Per la capitale la rincorsa è finita: negli ultimi cinque anni il suo Pil ha raggiunto il 100% della media dell’intera Germania. Restano lontani (e forse irraggiungibili) i tempi pre bellici della supremazia nazionale, quando tutte le più grandi industrie del Paese avevano lì la loro sede, ma la sua forza magnetica è tornata, internazionalmente è considerata il vero centro dell’Europa, sturtup e centri di servizi (anche di innovazione) sorgono ovunque negli ultimi spazi urbani disponibili.

Per il resto, brillano come sempre i centri di Dresda, Lispia e Potsdam (quest’ultima grazie anche alla sua simbiosi con Berlino), mentre nel resto dei Länder permangono i fattori di freno già noti: poche aziende innovative indigene, squilibri demografici (in parte ereditati dalla forte emigrazione degli anni Novanta, in parte dal processo di invecchiamento e dalla scarsa attrattività nei confronti di giovani stranieri)

A pesare più del fattore economico è quello politico. È qui che la differenza fra le due metà della Germania è più evidente: nei nuovi Länder scetticismo, distanza e critica verso la politica sono talmente più diffuse che i comportamenti elettorali tendono a premiare le forse antisistema. È un dato permanente, se si escludono i primissimi anni successivi alla riunificazione. Prima le urne premiavano l’ex partito comunista erede del partito unico ai tempi della DDR (Pds, poi Linke). Oggi i voti vanno in massa all’estrema destra di Alternative für Deutschland, che in tutte le regioni orientali supera il 20% e in Sassonia ha toccato due anni fa il record del 27,5.

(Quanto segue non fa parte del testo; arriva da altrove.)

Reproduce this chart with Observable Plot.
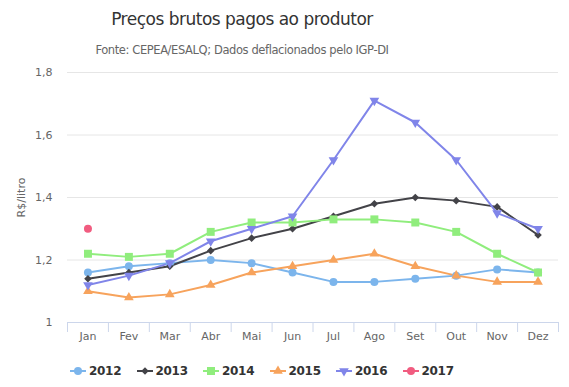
<!DOCTYPE html>
<html><head><meta charset="utf-8">
<script src="https://cdn.jsdelivr.net/npm/d3@7"></script>
<script src="https://cdn.jsdelivr.net/npm/@observablehq/plot@0.6"></script>
<style>
body{margin:0;background:#fff;font-family:"DejaVu Sans",sans-serif;}
#wrap{position:relative;width:569px;height:387px;overflow:hidden}
#title{position:absolute;left:0;width:484px;top:7px;text-align:center;font-size:17px;letter-spacing:-0.5px;line-height:24px;color:#333;white-space:nowrap}
#subtitle{position:absolute;left:0;width:484px;top:42px;text-align:center;font-size:11.5px;letter-spacing:-0.4px;line-height:16px;color:#666;white-space:nowrap}
#chart{position:absolute;left:0;top:60px}
#legend{position:absolute;top:362px;left:0;width:569px;height:18px}
.item{position:absolute;top:0;height:18px;display:flex;align-items:center;font-size:12px;font-weight:bold;color:#333;letter-spacing:-0.3px}
.item svg{margin-right:3px}
</style></head>
<body><div id="wrap">
<div id="title">Preços brutos pagos ao produtor</div>
<div id="subtitle">Fonte: CEPEA/ESALQ; Dados deflacionados pelo IGP-DI</div>
<div id="chart"></div>
<div id="legend"></div>
</div>
<script>
const months = ["Jan","Fev","Mar","Abr","Mai","Jun","Jul","Ago","Set","Out","Nov","Dez"];
const years = ["2012","2013","2014","2015","2016","2017"];
const v2012 = [1.16,1.18,1.19,1.20,1.19,1.16,1.13,1.13,1.14,1.15,1.17,1.16];
const v2013 = [1.14,1.16,1.18,1.23,1.27,1.30,1.34,1.38,1.40,1.39,1.37,1.28];
const v2014 = [1.22,1.21,1.22,1.29,1.32,1.32,1.33,1.33,1.32,1.29,1.22,1.16];
const v2015 = [1.10,1.08,1.09,1.12,1.16,1.18,1.20,1.22,1.18,1.15,1.13,1.13];
const v2016 = [1.12,1.15,1.19,1.26,1.30,1.34,1.52,1.71,1.64,1.52,1.35,1.30];
const v2017 = [1.30];
const yTicks = [1,1.2,1.4,1.6,1.8];
const colors = ["#7cb5ec","#434348","#90ed7d","#f7a35c","#8085e9","#f15c80"];
const symbols = ["circle","diamond2","square","triangle","triangle","circle"];
const rotations = [0,0,0,0,180,0];
const radii = [4,3.4,4.5,3.6,3.6,4];

const series = [v2012,v2013,v2014,v2015,v2016,v2017];
const rows = [];
series.forEach((vals, s) => vals.forEach((v, i) => rows.push({year: years[s], s, i, month: months[i], v})));

const idx = d3.range(months.length);
const bounds = d3.range(months.length + 1).map(i => i - 0.5);
const fmt = d => String(d).replace(".", ",");

const marks = [
  Plot.gridY(yTicks.slice(1), {stroke:"#e6e6e6", strokeOpacity:1}),
  Plot.axisY(yTicks, {tickSize:0, tickPadding:15, tickFormat:fmt, fontSize:11, color:"#666",
    label:"R$/litro", labelAnchor:"center", labelArrow:"none", labelOffset:50}),
  Plot.ruleY([1], {stroke:"#ccd6eb"}),
  Plot.axisX(bounds, {tickSize:10, tickFormat:() => "", stroke:"#ccd6eb", strokeOpacity:1, label:null}),
  Plot.axisX(idx, {tickSize:0, tickPadding:10, tickFormat:i => months[i], fontSize:11, color:"#666", label:null})
];
years.forEach((y, s) => {
  const data = rows.filter(r => r.s === s);
  marks.push(Plot.line(data, {x:"i", y:"v", stroke:colors[s], strokeWidth:2}));
});
years.forEach((y, s) => {
  const data = rows.filter(r => r.s === s);
  marks.push(Plot.dot(data, {x:"i", y:"v", fill:colors[s], symbol:symbols[s], r:radii[s], rotate:rotations[s], stroke:"none"}));
});

const chart = Plot.plot({
  width:569, height:292,
  marginLeft:67, marginRight:11, marginTop:12, marginBottom:30,
  style:{fontFamily:"DejaVu Sans, sans-serif", background:"white"},
  x:{type:"linear", domain:[-0.5, 11.5]},
  y:{domain:[1, 1.8]},
  marks
});
document.getElementById("chart").appendChild(chart);

// legend
const legend = d3.select("#legend");
years.forEach((y, s) => {
  const item = legend.append("div").attr("class","item").style("left", (70 + s*66.5) + "px");
  const svg = item.append("svg").attr("width",16).attr("height",12);
  svg.append("line").attr("x1",0).attr("x2",16).attr("y1",6).attr("y2",6).attr("stroke",colors[s]).attr("stroke-width",2);
  const sym = d3.symbol().type({circle:d3.symbolCircle, diamond2:d3.symbolDiamond2, square:d3.symbolSquare, triangle:d3.symbolTriangle}[symbols[s]]).size(Math.PI*radii[s]*radii[s]);
  svg.append("path").attr("d", sym()).attr("fill", colors[s]).attr("transform", `translate(8,6) rotate(${rotations[s]})`);
  item.append("span").text(y);
});
</script>
</body></html>
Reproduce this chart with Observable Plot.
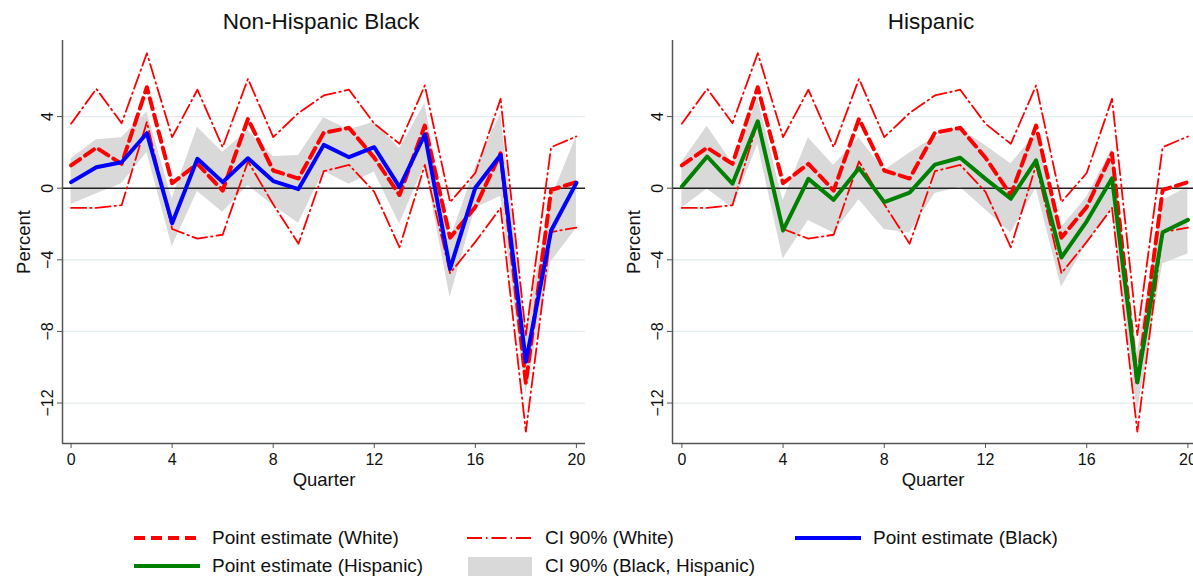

Il rapporto governativo elenca anche le motivazioni del difficile rapporto dei cittadini dell’Est con la democrazia: scorie del totalitarismo negli anni della DDR, esperienze negative nella fase di transizione, sentimenti di discriminazione (cittadini di seconda classe), ma anche diffuso razzismo e antisemitismo: “Molti si sentono semplicemente delusi dalla democrazia”.